During the annual William Smith Founder’s Day celebration, the William Smith Alumnae Association will present its highest honor to Susan R. Strauss ’64 for her long career, both in and out of government, devoted to social change and social justice.
One of the oldest HWS traditions, Founder’s Day brings together students, alums, administrators and faculty members to celebrate the establishment of William Smith College and the achievements of its students and graduates.
The Alumna Achievement Award recognizes William Smith graduates who, by reason of outstanding accomplishments in their particular businesses, professions or community service, have brought honor and distinction to their alma mater.
The award presentation ceremony will begin on Wednesday, Nov. 14 at 7 p.m. in the Vandervort Room, followed by a Founder’s Day discussion with Strauss, Chevanne Graham DeVaney ’95, P’21, Jacqueline Fisher ’18 and Maeve D. Kline ’19.
Graduating from William Smith in the midst of the Vietnam War, Strauss joined the American Friends Service Committee, serving as the Midwest Director of a summer project called “Vietnam Summer” that sent young people all over the country knocking on doors about the war and registering people to vote. She was subsequently invited to Washington to work out of the Institute for Policy Studies, a think tank founded by Paul Barnett and Marcus Ruskin, where she worked with Arthur Waskow, a fellow, and began reaching out to federal employees about the Vietnam War.
Later, Strauss worked for the U.S. Commission on Civil Rights, focusing on discrimination and institutional racism. At the same time, she helped found an organization called Federal Employees for Peace which called for employees to oppose the Vietnam War and take broader responsibility for their actions.
Strauss went on to teach for several years at Montgomery Community College in Rockville, Md., before enrolling in graduate school at SUNY Binghamton’s sociology department. After completing three years of Ph.D. coursework and oral exams, she came to Boston, where she began a lifelong interest in learning about and researching women in the world of work, particularly in non-traditional occupations.
For part of her career, Strauss was a pioneer in what was then considered a job for men, employed as a skilled machinist making jet engines at General Electric in Lynn, Mass. She was active in the labor union movement as a steward and served on the legislative and women’s committees, helping to bring about needed change for workers. During retirement, she has taught classes on the experiences of women in blue collar jobs, women rising to leadership roles in labor unions, and the historical fight for women’s equality, all seen through the lenses of class, gender and protest.
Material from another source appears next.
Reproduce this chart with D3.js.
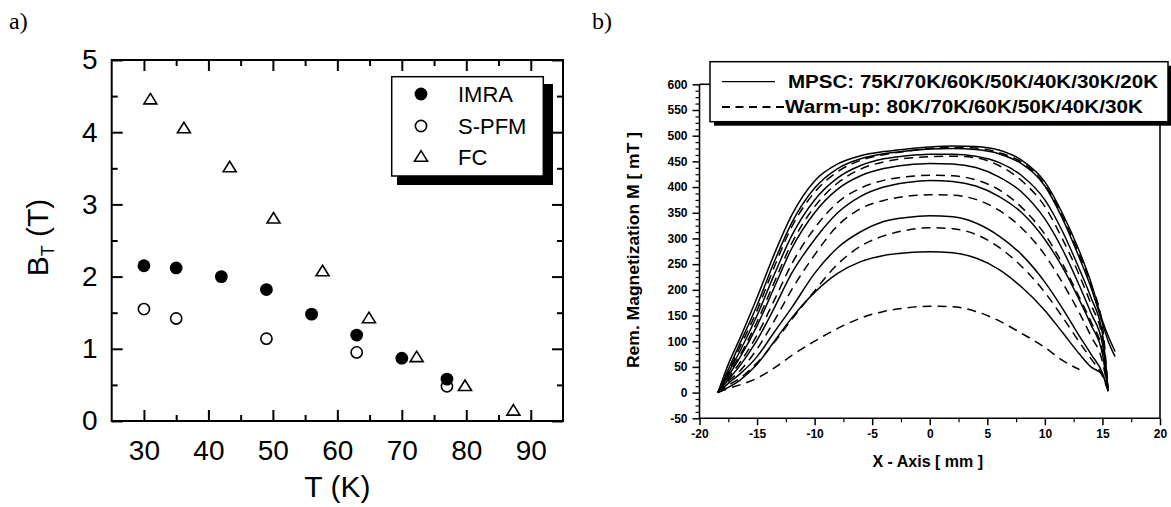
<!DOCTYPE html>
<html>
<head>
<meta charset="utf-8">
<script src="https://cdn.jsdelivr.net/npm/d3@7"></script>
<style>
  html, body { margin: 0; padding: 0; background: #fff; }
  svg { display: block; }
</style>
</head>
<body>
<svg id="fig" width="1171" height="507"></svg>
<script>
// ---------- panel a: trapped field vs temperature ----------
const tempTicks = [30, 40, 50, 60, 70, 80, 90];
const tempMinor = [35, 45, 55, 65, 75, 85];
const fieldTicks = [0, 1, 2, 3, 4, 5];
const fieldMinor = [0.5, 1.5, 2.5, 3.5, 4.5];

const imraT = [30, 35, 42, 49, 56, 63, 70, 77];
const imraB = [2.15, 2.12, 2.00, 1.82, 1.48, 1.19, 0.87, 0.58];
const spfmT = [30, 35, 49, 63, 77];
const spfmB = [1.55, 1.42, 1.14, 0.95, 0.48];
const fcT = [31, 36.2, 43.3, 50.1, 57.7, 64.9, 72.3, 79.8, 87.3];
const fcB = [4.45, 4.05, 3.51, 2.80, 2.07, 1.42, 0.88, 0.48, 0.14];

const legendA = ["IMRA", "S-PFM", "FC"];

// ---------- panel b: remanent magnetization profiles ----------
const posTicks = [-20, -15, -10, -5, 0, 5, 10, 15, 20];
const posMinor = [-17.5, -12.5, -7.5, -2.5, 2.5, 7.5, 12.5, 17.5];
const magTicks = [-50, 0, 50, 100, 150, 200, 250, 300, 350, 400, 450, 500, 550, 600];

// sample positions along the scan (mm)
const xGrid = [-18.4, -17.5, -16.5, -15, -13.5, -12, -10, -8, -6, -4, -2, 0, 2, 4, 6, 8, 10, 11.5, 13, 14, 15, 15.5, 16.1];

// MPSC profiles (mT)
const mpsc75 = [0, 10, 24, 55, 100, 145, 195, 232, 255, 267, 272, 274, 272, 262, 240, 205, 160, 118, 75, 50, 35, 3, null];
const mpsc70 = [0, 18, 36, 70, 118, 165, 232, 282, 313, 333, 341, 344, 342, 330, 305, 268, 215, 165, 110, 75, 38, 3, null];
const mpsc60 = [0, 25, 52, 102, 165, 232, 298, 350, 382, 400, 409, 413, 411, 402, 382, 350, 298, 245, 180, 132, 75, 3, null];
const mpsc50 = [0, 32, 68, 130, 205, 280, 350, 396, 422, 436, 443, 446, 445, 438, 420, 390, 338, 280, 208, 155, 95, 3, null];
const mpsc40 = [0, 38, 80, 150, 230, 305, 375, 418, 442, 455, 461, 464, 464, 460, 448, 422, 375, 315, 240, 185, 115, 3, null];
const mpsc30 = [0, 45, 95, 170, 255, 330, 398, 436, 455, 465, 470, 474, 475, 473, 465, 445, 402, 340, 262, 205, 135, 100, 70];
const mpsc20 = [0, 55, 105, 185, 270, 345, 412, 445, 461, 469, 474, 478, 480, 479, 472, 452, 410, 350, 275, 215, 140, 110, 80];

// warm-up profiles (mT)
const warm80 = [0, 8, 15, 28, 48, 72, 100, 125, 145, 158, 165, 168, 167, 158, 140, 115, 88, 63, 45, null, null, null, null];
const warm70 = [0, 14, 28, 58, 98, 142, 198, 250, 285, 305, 316, 321, 319, 308, 283, 245, 195, 148, 98, 66, 32, 3, null];
const warm60 = [0, 22, 42, 85, 140, 200, 268, 325, 358, 374, 382, 385, 384, 376, 355, 320, 268, 215, 155, 110, 60, 3, null];
const warm50 = [0, 28, 58, 112, 180, 250, 320, 370, 398, 413, 420, 423, 422, 414, 395, 360, 308, 252, 185, 138, 80, 3, null];
const warm40 = [0, 35, 72, 138, 215, 290, 362, 408, 435, 449, 456, 459, 460, 457, 442, 412, 362, 300, 228, 172, 105, 3, null];
const warm30 = [0, 40, 88, 160, 245, 322, 390, 430, 452, 463, 470, 475, 477, 476, 467, 448, 405, 345, 268, 210, 130, 3, null];

const mpscCurves = [mpsc75, mpsc70, mpsc60, mpsc50, mpsc40, mpsc30, mpsc20];
const warmCurves = [warm80, warm70, warm60, warm50, warm40, warm30];

const legendB = ["MPSC: 75K/70K/60K/50K/40K/30K/20K", "Warm-up: 80K/70K/60K/50K/40K/30K"];

const svg = d3.select("#fig");
svg.append("rect").attr("width", 1171).attr("height", 507).attr("fill", "#fff");

const sans = "'Liberation Sans', Arial, Helvetica, sans-serif";
const serif = "'Liberation Serif', 'Times New Roman', serif";

// panel letters
svg.append("text").attr("x", 9).attr("y", 29).attr("font-family", serif)
  .attr("font-size", 24).text("a)");
svg.append("text").attr("x", 592).attr("y", 29).attr("font-family", serif)
  .attr("font-size", 24).text("b)");

// ================= panel a =================
const ax = d3.scaleLinear().domain([25, 95]).range([111.7, 563]);
const ay = d3.scaleLinear().domain([0, 5]).range([421, 60]);
const pa = svg.append("g");

function styleAxis(g, fontSize, weight) {
  g.select(".domain").remove();
  g.selectAll(".tick line").attr("stroke", "#000");
  g.selectAll(".tick text").attr("fill", "#000")
    .attr("font-family", sans).attr("font-size", fontSize).attr("font-weight", weight || "normal");
}

pa.append("g").attr("transform", `translate(0,${ay(0)})`)
  .call(d3.axisBottom(ax).tickValues(tempTicks).tickSize(-11).tickPadding(19))
  .call(g => styleAxis(g, 28)).selectAll(".tick line").attr("stroke-width", 2);
pa.append("g").attr("transform", `translate(0,${ay(0)})`)
  .call(d3.axisBottom(ax).tickValues(tempMinor).tickSize(-6).tickFormat(""))
  .call(g => styleAxis(g, 28)).selectAll(".tick line").attr("stroke-width", 2);
pa.append("g").attr("transform", `translate(0,${ay(5)})`)
  .call(d3.axisTop(ax).tickValues(tempTicks).tickSize(-11).tickFormat(""))
  .call(g => styleAxis(g, 28)).selectAll(".tick line").attr("stroke-width", 2);
pa.append("g").attr("transform", `translate(0,${ay(5)})`)
  .call(d3.axisTop(ax).tickValues(tempMinor).tickSize(-6).tickFormat(""))
  .call(g => styleAxis(g, 28)).selectAll(".tick line").attr("stroke-width", 2);

pa.append("g").attr("transform", `translate(${ax(25)},0)`)
  .call(d3.axisLeft(ay).tickValues(fieldTicks).tickSize(-11).tickPadding(14).tickFormat(d3.format("d")))
  .call(g => styleAxis(g, 28)).selectAll(".tick line").attr("stroke-width", 2);
pa.append("g").attr("transform", `translate(${ax(25)},0)`)
  .call(d3.axisLeft(ay).tickValues(fieldMinor).tickSize(-6).tickFormat(""))
  .call(g => styleAxis(g, 28)).selectAll(".tick line").attr("stroke-width", 2);
pa.append("g").attr("transform", `translate(${ax(95)},0)`)
  .call(d3.axisRight(ay).tickValues(fieldTicks).tickSize(-11).tickFormat(""))
  .call(g => styleAxis(g, 28)).selectAll(".tick line").attr("stroke-width", 2);
pa.append("g").attr("transform", `translate(${ax(95)},0)`)
  .call(d3.axisRight(ay).tickValues(fieldMinor).tickSize(-6).tickFormat(""))
  .call(g => styleAxis(g, 28)).selectAll(".tick line").attr("stroke-width", 2);

// frame
pa.append("rect").attr("x", ax(25)).attr("y", ay(5))
  .attr("width", ax(95) - ax(25)).attr("height", ay(0) - ay(5))
  .attr("fill", "none").attr("stroke", "#000").attr("stroke-width", 2);

// axis titles
pa.append("text").attr("x", (ax(25) + ax(95)) / 2).attr("y", 497)
  .attr("text-anchor", "middle").attr("font-family", sans).attr("font-size", 30).text("T (K)");
const yt = pa.append("text").attr("transform", `translate(48,${(ay(0) + ay(5)) / 2 - 3}) rotate(-90)`)
  .attr("text-anchor", "middle").attr("font-family", sans).attr("font-size", 30);
yt.append("tspan").text("B");
yt.append("tspan").attr("font-size", 18).attr("dy", 6).text("T");
yt.append("tspan").attr("dy", -6).text(" (T)");

// marker shapes
const triW = 13, triH = 10.5;
function triPath() {
  return `M0,${-triH * 0.6}L${triW / 2},${triH * 0.4}L${-triW / 2},${triH * 0.4}Z`;
}

const spfm = spfmT.map((t, i) => ({ t, b: spfmB[i] }));
const imra = imraT.map((t, i) => ({ t, b: imraB[i] }));
const fc = fcT.map((t, i) => ({ t, b: fcB[i] }));

pa.selectAll("circle.spfm").data(spfm).join("circle").attr("class", "spfm")
  .attr("cx", d => ax(d.t)).attr("cy", d => ay(d.b)).attr("r", 5.6)
  .attr("fill", "#fff").attr("stroke", "#000").attr("stroke-width", 1.6);
pa.selectAll("circle.imra").data(imra).join("circle").attr("class", "imra")
  .attr("cx", d => ax(d.t)).attr("cy", d => ay(d.b)).attr("r", 6.4)
  .attr("fill", "#000");
pa.selectAll("path.fc").data(fc).join("path").attr("class", "fc")
  .attr("transform", d => `translate(${ax(d.t)},${ay(d.b)})`).attr("d", triPath())
  .attr("fill", "#fff").attr("stroke", "#000").attr("stroke-width", 1.6).attr("stroke-linejoin", "miter");

// legend a
const lgA = pa.append("g");
lgA.append("rect").attr("x", 397).attr("y", 84).attr("width", 156).attr("height", 101).attr("fill", "#000");
lgA.append("rect").attr("x", 391.7).attr("y", 76.7).attr("width", 151.6).attr("height", 99.3)
  .attr("fill", "#fff").attr("stroke", "#000").attr("stroke-width", 1.5);
const rowY = [94, 126, 157];
lgA.append("circle").attr("cx", 421).attr("cy", rowY[0]).attr("r", 6.4).attr("fill", "#000");
lgA.append("circle").attr("cx", 421).attr("cy", rowY[1]).attr("r", 5.6)
  .attr("fill", "#fff").attr("stroke", "#000").attr("stroke-width", 1.6);
lgA.append("path").attr("transform", `translate(421,${rowY[2]})`).attr("d", triPath())
  .attr("fill", "#fff").attr("stroke", "#000").attr("stroke-width", 1.6);
lgA.selectAll("text").data(legendA).join("text")
  .attr("x", 458).attr("y", (d, i) => rowY[i]).attr("dy", "0.36em")
  .attr("font-family", sans).attr("font-size", 22).text(d => d);

// ================= panel b =================
const bx = d3.scaleLinear().domain([-20, 20]).range([699.5, 1160]);
const by = d3.scaleLinear().domain([-50, 600]).range([418.3, 84.3]);
const pb = svg.append("g");
const hyphenFmt = v => String(v);

const magMinor = [];
magTicks.slice(0, -1).forEach(v => { for (let k = 1; k < 4; k++) magMinor.push(v + k * 12.5); });

pb.append("g").attr("transform", `translate(${bx(-20)},0)`)
  .call(d3.axisLeft(by).tickValues(magTicks).tickSize(7).tickPadding(5).tickFormat(hyphenFmt))
  .call(g => styleAxis(g, 12, "bold")).selectAll(".tick line").attr("stroke-width", 1.5);
pb.append("g").attr("transform", `translate(${bx(-20)},0)`)
  .call(d3.axisLeft(by).tickValues(magMinor).tickSize(4).tickFormat(""))
  .call(g => styleAxis(g, 12)).selectAll(".tick line").attr("stroke-width", 1.2);
pb.append("g").attr("transform", `translate(0,${by(-50)})`)
  .call(d3.axisBottom(bx).tickValues(posTicks).tickSize(7).tickPadding(4).tickFormat(hyphenFmt))
  .call(g => styleAxis(g, 12, "bold")).selectAll(".tick line").attr("stroke-width", 1.5);
pb.append("g").attr("transform", `translate(0,${by(-50)})`)
  .call(d3.axisBottom(bx).tickValues(posMinor).tickSize(4).tickFormat(""))
  .call(g => styleAxis(g, 12)).selectAll(".tick line").attr("stroke-width", 1.2);

// axis lines
const axisLines = [
  [bx(-20), by(600), bx(-20), by(-50)],
  [bx(-20), by(-50), bx(20), by(-50)],
  [bx(20), 124, bx(20), by(-50)],
  [bx(-20), by(600), 711, by(600)]
];
pb.selectAll("line.frame").data(axisLines).join("line").attr("class", "frame")
  .attr("x1", d => d[0]).attr("y1", d => d[1]).attr("x2", d => d[2]).attr("y2", d => d[3])
  .attr("stroke", "#000").attr("stroke-width", 1.6);

// profiles
const line = d3.line()
  .defined(d => d[1] !== null)
  .x(d => bx(d[0])).y(d => by(d[1]))
  .curve(d3.curveMonotoneX);
const toPts = arr => xGrid.map((x, i) => [x, arr[i]]);

pb.selectAll("path.mpsc").data(mpscCurves).join("path").attr("class", "mpsc")
  .attr("d", d => line(toPts(d))).attr("fill", "none").attr("stroke", "#000").attr("stroke-width", 1.5);
pb.selectAll("path.warm").data(warmCurves).join("path").attr("class", "warm")
  .attr("d", d => line(toPts(d))).attr("fill", "none").attr("stroke", "#000").attr("stroke-width", 1.5)
  .attr("stroke-dasharray", "9,6");

// axis titles
pb.append("text").attr("x", (bx(-20) + bx(20)) / 2 - 2).attr("y", 467)
  .attr("text-anchor", "middle").attr("font-family", sans).attr("font-weight", "bold")
  .attr("font-size", 16).text("X - Axis [ mm ]");
pb.append("text").attr("transform", `translate(639,250) rotate(-90)`)
  .attr("text-anchor", "middle").attr("font-family", sans).attr("font-weight", "bold")
  .attr("font-size", 17).attr("textLength", 236).attr("lengthAdjust", "spacingAndGlyphs")
  .text("Rem. Magnetization M [ mT ]");

// legend b
const lgB = pb.append("g");
lgB.append("rect").attr("x", 714).attr("y", 65.7).attr("width", 458).attr("height", 60).attr("fill", "#000");
lgB.append("rect").attr("x", 710).attr("y", 61.7).attr("width", 458).attr("height", 60)
  .attr("fill", "#fff").attr("stroke", "#000").attr("stroke-width", 1.5);
lgB.append("line").attr("x1", 722).attr("x2", 775).attr("y1", 81.7).attr("y2", 81.7)
  .attr("stroke", "#000").attr("stroke-width", 1.2);
lgB.append("line").attr("x1", 722).attr("x2", 784).attr("y1", 107).attr("y2", 107)
  .attr("stroke", "#000").attr("stroke-width", 2.2).attr("stroke-dasharray", "8,5.5");
const lgBx = [788, 785], lgBy = [88.3, 113.3], lgBw = [370, 358];
lgB.selectAll("text").data(legendB).join("text")
  .attr("x", (d, i) => lgBx[i]).attr("y", (d, i) => lgBy[i])
  .attr("font-family", sans).attr("font-weight", "bold").attr("font-size", 18.5)
  .attr("textLength", (d, i) => lgBw[i]).attr("lengthAdjust", "spacingAndGlyphs")
  .text(d => d);
</script>
</body>
</html>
Strauss has continued taking classes and teaching at the Lifelong Learning Institute affiliated with Salem State University and serves on the board of the Historic Derby Neighbor Association. She is currently participating in a task force called “Salem for all Ages,” which fosters a supportive community for people of all ages, abilities and interests.
Strauss graduated from William Smith magna cum laude in English and Phi Beta Kappa. She was the managing editor of The Herald, a member of French Club, the Reconstructionist Study Group, the Northern Students Movement, and a natural science and mathematics tutor. She holds masters degrees from the University of Wisconsin and SUNY Binghamton. She applied her academic training and research background in the midst of her activism and throughout her professional career, publishing research in the Journal of Public Social Service and contributing to the 1970 US. Commission on Civil Rights report on students perceptions of the public education system. While at GE, she authored the chapter “Strategy for Failure: Affirmative Action in a Mass Production Context” for the book Union Voices: Labor’s Responses to Crisis, edited by Glenn Adler and Doris Suarez.
A strong believer in the importance of helping future students attend HWS, Strauss established the Susan R. Strauss ’64 Endowed Scholarship Fund.